4. We strive to be completely honest with God and appropriately transparent with others about our inmost thoughts, hopes, dreams, emotions, shortcomings, failings, transgressions, struggles.
6. We seek to welcome back mystery and paradox over easy explanations; we seek to live with with questions that have no easy answers.
Lesslie Newbigin has said that the local congregation is the hermeneutic -- the interpretation -- of the gospel:
The primary reality of which we have to take account in seeking for a Christian impact on public life is the Christian congregation. The only hermeneutic of the gospel is a congregation of men and women who believe it and live by it...This community will have, I think, the following six characteristics:
It will be a community of praise.
It will be a community of truth.
It will be a community that does not live for itself.

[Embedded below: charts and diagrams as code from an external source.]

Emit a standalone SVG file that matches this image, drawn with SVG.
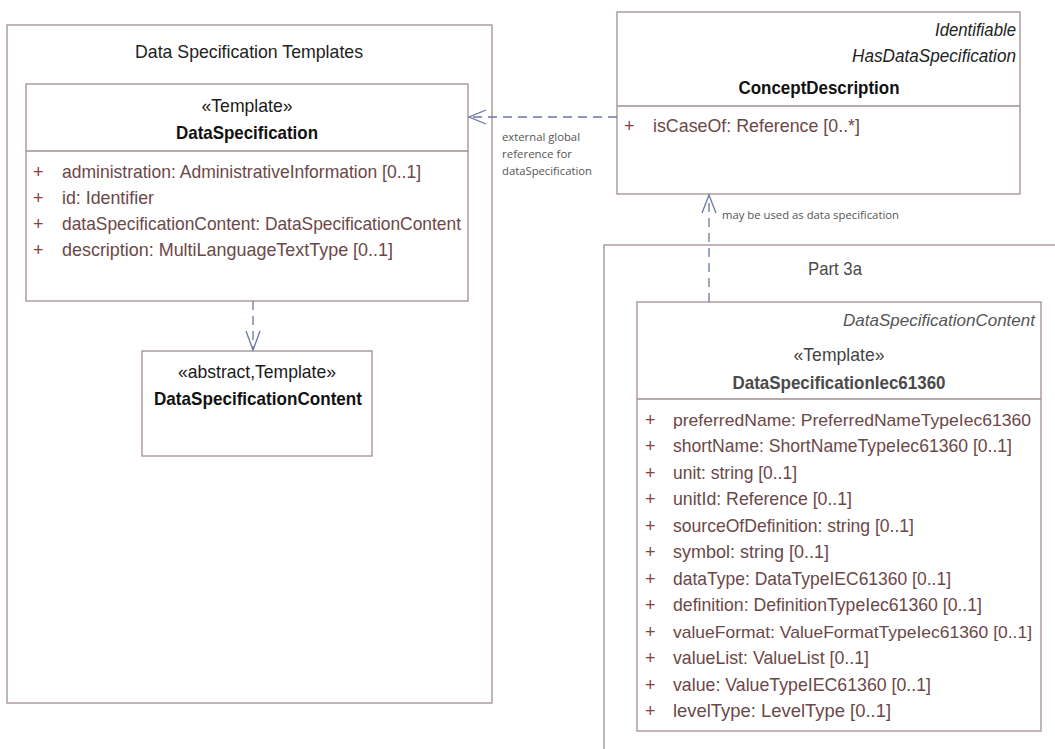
<svg xmlns="http://www.w3.org/2000/svg" width="1055" height="749" viewBox="0 0 1055 749">
<style>
text{font-family:"Liberation Sans",Arial,sans-serif;}
.box{fill:#fff;stroke:#a38e8e;stroke-width:1.3;}
.pkg{fill:none;stroke:#a38e8e;stroke-width:1.3;}
.div{stroke:#a38e8e;stroke-width:1.3;}
.attr{font-size:19px;fill:#6b4848;}
.plus{font-size:18px;fill:#8a4040;}
.stereo{font-size:19px;fill:#1a1a1a;text-anchor:middle;}
.name{font-size:19px;font-weight:bold;fill:#111;text-anchor:middle;}
.ital{font-size:19px;font-style:italic;fill:#222;text-anchor:end;}
.ptitle{font-size:19px;fill:#222;text-anchor:middle;}
.lbl{font-family:"Open Sans","Liberation Sans",sans-serif;font-size:11px;fill:#555;}
.dep{fill:none;stroke:#6a78a0;stroke-width:1.3;stroke-dasharray:9,6;}
.head{fill:none;stroke:#6a78a0;stroke-width:1.3;}
</style>

<g id="pkg-templates">
<rect class="pkg" x="7" y="25" width="485" height="678"/>
<text class="ptitle" x="249" y="58" textLength="228" lengthAdjust="spacingAndGlyphs">Data Specification Templates</text>
</g>

<g id="pkg-part3a">
<rect class="pkg" x="604" y="245" width="500" height="560"/>
<text class="ptitle" x="835" y="275" textLength="54" lengthAdjust="spacingAndGlyphs" style="fill:#4a4a4a">Part 3a</text>
</g>

<g id="DataSpecification">
<rect class="box" x="26" y="84" width="442" height="217"/>
<line class="div" x1="26" y1="151" x2="468" y2="151"/>
<text class="stereo" x="247" y="112" textLength="91" lengthAdjust="spacingAndGlyphs">«Template»</text>
<text class="name" x="247" y="139" textLength="142" lengthAdjust="spacingAndGlyphs">DataSpecification</text>
<text class="plus" x="33" y="178">+</text>
<text class="attr" x="62" y="178" textLength="359" lengthAdjust="spacingAndGlyphs">administration: AdministrativeInformation [0..1]</text>
<text class="plus" x="33" y="204">+</text>
<text class="attr" x="62" y="204" textLength="92" lengthAdjust="spacingAndGlyphs">id: Identifier</text>
<text class="plus" x="33" y="230">+</text>
<text class="attr" x="62" y="230" textLength="399" lengthAdjust="spacingAndGlyphs">dataSpecificationContent: DataSpecificationContent</text>
<text class="plus" x="33" y="256">+</text>
<text class="attr" x="62" y="256" textLength="331" lengthAdjust="spacingAndGlyphs">description: MultiLanguageTextType [0..1]</text>
</g>

<g id="DataSpecificationContent">
<rect class="box" x="142" y="351" width="230" height="105"/>
<text class="stereo" x="257" y="378" textLength="158" lengthAdjust="spacingAndGlyphs">«abstract,Template»</text>
<text class="name" x="258" y="405" textLength="208" lengthAdjust="spacingAndGlyphs">DataSpecificationContent</text>
</g>

<g id="ConceptDescription">
<rect class="box" x="617" y="12" width="403" height="182"/>
<line class="div" x1="617" y1="106" x2="1020" y2="106"/>
<text class="ital" x="1016" y="36" textLength="81" lengthAdjust="spacingAndGlyphs">Identifiable</text>
<text class="ital" x="1016" y="62" textLength="164" lengthAdjust="spacingAndGlyphs">HasDataSpecification</text>
<text class="name" x="819" y="94" textLength="161" lengthAdjust="spacingAndGlyphs">ConceptDescription</text>
<text class="plus" x="624" y="132">+</text>
<text class="attr" x="653" y="132" textLength="207" lengthAdjust="spacingAndGlyphs">isCaseOf: Reference [0..*]</text>
</g>

<g id="DataSpecificationIec61360">
<rect class="box" x="637" y="302" width="404" height="429"/>
<line class="div" x1="637" y1="399" x2="1041" y2="399"/>
<text class="ital" x="1035" y="326" textLength="192" lengthAdjust="spacingAndGlyphs" style="fill:#555;font-size:17px">DataSpecificationContent</text>
<text class="stereo" x="839" y="361" textLength="91" lengthAdjust="spacingAndGlyphs" style="fill:#444">«Template»</text>
<text class="name" x="839" y="389" textLength="213" lengthAdjust="spacingAndGlyphs" style="fill:#4a4a4a">DataSpecificationIec61360</text>
<text class="plus" x="645" y="426">+</text>
<text class="attr" x="673" y="426" textLength="358" lengthAdjust="spacingAndGlyphs" style="font-size:17px">preferredName: PreferredNameTypeIec61360</text>
<text class="plus" x="645" y="452">+</text>
<text class="attr" x="673" y="452" textLength="339" lengthAdjust="spacingAndGlyphs">shortName: ShortNameTypeIec61360 [0..1]</text>
<text class="plus" x="645" y="479">+</text>
<text class="attr" x="673" y="479" textLength="124" lengthAdjust="spacingAndGlyphs">unit: string [0..1]</text>
<text class="plus" x="645" y="505">+</text>
<text class="attr" x="673" y="505" textLength="179" lengthAdjust="spacingAndGlyphs">unitId: Reference [0..1]</text>
<text class="plus" x="645" y="532">+</text>
<text class="attr" x="673" y="532" textLength="241" lengthAdjust="spacingAndGlyphs">sourceOfDefinition: string [0..1]</text>
<text class="plus" x="645" y="558">+</text>
<text class="attr" x="673" y="558" textLength="156" lengthAdjust="spacingAndGlyphs">symbol: string [0..1]</text>
<text class="plus" x="645" y="585">+</text>
<text class="attr" x="673" y="585" textLength="278" lengthAdjust="spacingAndGlyphs">dataType: DataTypeIEC61360 [0..1]</text>
<text class="plus" x="645" y="611">+</text>
<text class="attr" x="673" y="611" textLength="309" lengthAdjust="spacingAndGlyphs">definition: DefinitionTypeIec61360 [0..1]</text>
<text class="plus" x="645" y="638">+</text>
<text class="attr" x="673" y="638" textLength="359" lengthAdjust="spacingAndGlyphs" style="font-size:17px">valueFormat: ValueFormatTypeIec61360 [0..1]</text>
<text class="plus" x="645" y="664">+</text>
<text class="attr" x="673" y="664" textLength="196" lengthAdjust="spacingAndGlyphs">valueList: ValueList [0..1]</text>
<text class="plus" x="645" y="691">+</text>
<text class="attr" x="673" y="691" textLength="258" lengthAdjust="spacingAndGlyphs">value: ValueTypeIEC61360 [0..1]</text>
<text class="plus" x="645" y="717">+</text>
<text class="attr" x="673" y="717" textLength="218" lengthAdjust="spacingAndGlyphs">levelType: LevelType [0..1]</text>
</g>

<g id="connectors">
<line class="dep" x1="617" y1="117" x2="469" y2="117"/>
<polyline class="head" points="486,110 469,117 486,124"/>
<text class="lbl" x="502" y="141" textLength="78" lengthAdjust="spacingAndGlyphs">external global</text>
<text class="lbl" x="502" y="158" textLength="70" lengthAdjust="spacingAndGlyphs">reference for</text>
<text class="lbl" x="502" y="175" textLength="90" lengthAdjust="spacingAndGlyphs">dataSpecification</text>

<line class="dep" x1="709" y1="302" x2="709" y2="195"/>
<polyline class="head" points="702,213 709,195 716,213"/>
<text class="lbl" x="722" y="219" textLength="177" lengthAdjust="spacingAndGlyphs">may be used as data specification</text>

<line class="dep" x1="253" y1="301" x2="253" y2="350"/>
<polyline class="head" points="246,331 253,350 260,331"/>
</g>
</svg>
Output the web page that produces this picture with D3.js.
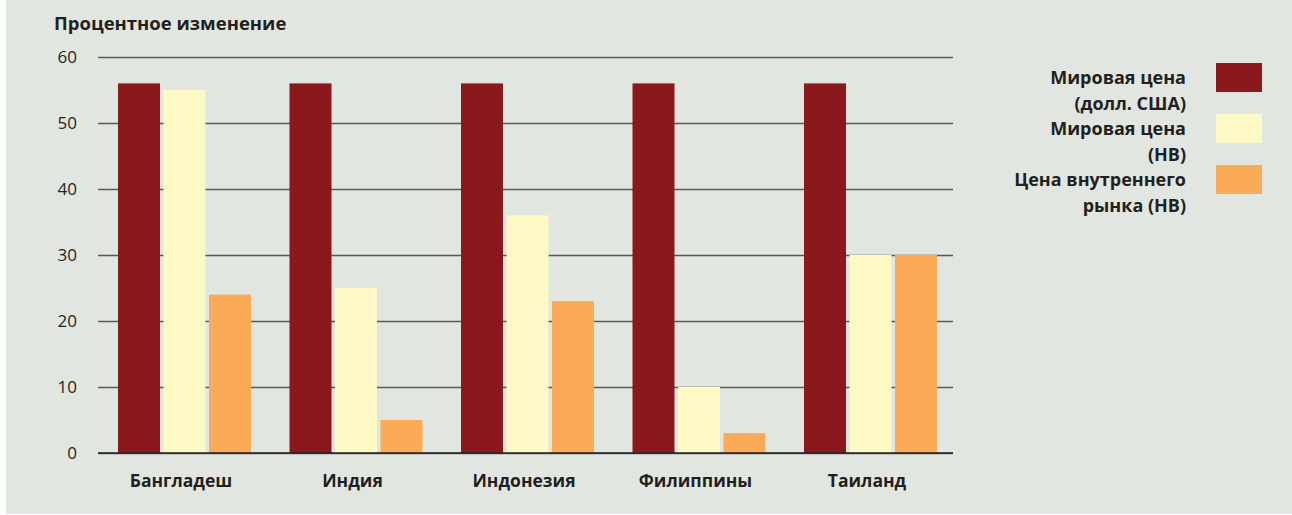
<!DOCTYPE html>
<html>
<head>
<meta charset="utf-8">
<script src="https://cdn.jsdelivr.net/npm/d3@7"></script>
<style>
  body { margin: 0; background: #fff; }
  svg text { font-family: "Open Sans", "Noto Sans", sans-serif; fill: #231f20; }
  .axis .domain { display: none; }
  .axis text { font-size: 17px; font-family: "Open Sans", sans-serif; }
  .x-label { font-size: 17.5px; font-weight: bold; }
  .titleLine text { font-size: 18.5px; font-weight: bold; }
  .legend text { font-size: 18px; font-weight: bold; }
</style>
</head>
<body>
<div id="chart"></div>
<script>
var countries = ["Бангладеш", "Индия", "Индонезия", "Филиппины", "Таиланд"]
var seriesNames = [["Мировая цена", "(долл. США)"], ["Мировая цена", "(НВ)"], ["Цена внутреннего", "рынка (НВ)"]]
var worldUsd = [56, 56, 56, 56, 56]
var worldLocal = [55, 25, 36, 10, 30]
var domestic = [24, 5, 23, 3, 30]
var yTicks = [0, 10, 20, 30, 40, 50, 60]
var colors = ["#8a191d", "#fef8c4", "#fbab58"]

var widthSvg = 1292
var heightSvg = 515
var margin = { top: 57, left: 98, right: 339, bottom: 62 }
var widthScale = widthSvg - margin.left - margin.right
var heightScale = heightSvg - margin.top - margin.bottom

var mainSvg = d3.select("#chart").append("svg")
  .attr("width", widthSvg)
  .attr("height", heightSvg)

mainSvg.append("rect")
  .attr("x", 6).attr("y", 0)
  .attr("width", widthSvg - 6).attr("height", heightSvg - 1)
  .attr("fill", "#e2e6e1")

var mainG = mainSvg.append("g")
  .attr("transform", "translate(" + margin.left + "," + margin.top + ")")

var series = [worldUsd, worldLocal, domestic]

var xPositionScale = d3.scaleBand()
  .domain(countries)
  .range([0, widthScale + 2.5])

var innerScale = d3.scaleBand()
  .domain([0, 1, 2])
  .range([20, 153])
  .paddingInner(0.077)

var yPositionScale = d3.scaleLinear()
  .domain([0, 60])
  .range([heightScale, 0])

// gridlines + y labels
var yAxis = d3.axisLeft(yPositionScale)
  .tickValues(yTicks)
  .tickSize(-widthScale)
  .tickPadding(20)

var yG = mainG.append("g")
  .attr("class", "axis y-axis")
  .call(yAxis)

yG.selectAll(".tick line")
  .attr("stroke", "#58595b")
  .attr("stroke-width", 1.5)
yG.selectAll(".tick text")
  .attr("x", -21)

// bars
var groups = mainG.selectAll(".group")
  .data(countries)
  .enter().append("g")
  .attr("class", "group")
  .attr("transform", function(d) {
    return "translate(" + xPositionScale(d) + ",0)"
  })

groups.selectAll("rect")
  .data(function(d, i) {
    return series.map(function(s, j) { return { s: j, v: s[i] } })
  })
  .enter().append("rect")
  .attr("x", function(d) { return innerScale(d.s) })
  .attr("width", innerScale.bandwidth())
  .attr("y", function(d) { return yPositionScale(d.v) })
  .attr("height", function(d) { return heightScale - yPositionScale(d.v) })
  .attr("fill", function(d) { return colors[d.s] })

// baseline on top
mainG.append("line")
  .attr("x1", 0).attr("x2", widthScale)
  .attr("y1", heightScale).attr("y2", heightScale)
  .attr("stroke", "#231f20")
  .attr("stroke-width", 1.5)

// x labels
mainG.selectAll(".x-label")
  .data(countries)
  .enter().append("text")
  .attr("class", "x-label")
  .attr("x", function(d) { return xPositionScale(d) + 83 })
  .attr("y", heightScale + 34)
  .attr("text-anchor", "middle")
  .text(function(d) { return d })

// title
mainSvg.append("g")
  .attr("class", "titleLine")
  .append("text")
  .attr("x", 54)
  .attr("y", 30)
  .text("Процентное изменение")

// legend
var legend = mainSvg.append("g")
  .attr("class", "legend")

var legendItems = legend.selectAll(".item")
  .data(seriesNames)
  .enter().append("g")
  .attr("class", "item")
  .attr("transform", function(d, i) { return "translate(0," + (i * 51) + ")" })

legendItems.append("rect")
  .attr("x", 1216).attr("y", 63)
  .attr("width", 46).attr("height", 29)
  .attr("fill", function(d, i) { return colors[i] })

legendItems.selectAll("text")
  .data(function(d) { return d })
  .enter().append("text")
  .attr("x", 1186)
  .attr("y", function(d, i) { return 84 + i * 25.5 })
  .attr("text-anchor", "end")
  .text(function(d) { return d })
</script>
</body>
</html>
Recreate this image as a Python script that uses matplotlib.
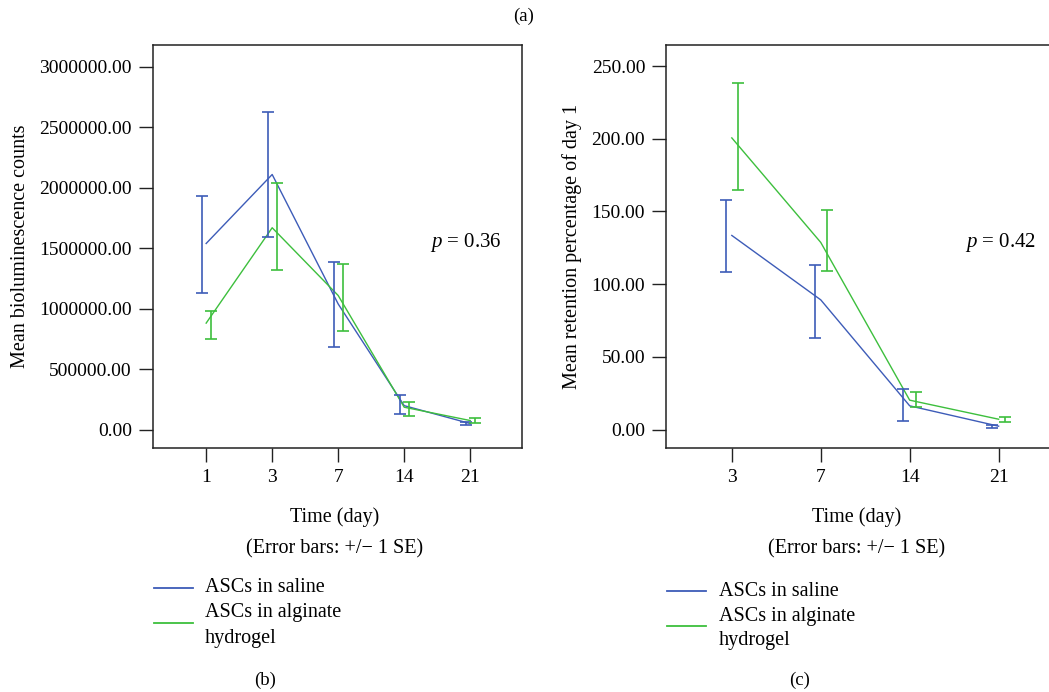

It will be a community... sustained in the exercise of the priesthood in the world.
It will be a community of mutual responsibility.
It will be a community of hope.
I'll leave you with Brian McLaren's warning: "I tend to notice that when people use the words “authenticity” and “community” a lot, both tend to leave the premises. It’s easy to use authenticity and community as new marketing tools to win customers to our product; as soon as that happens, we violate authenticity and community."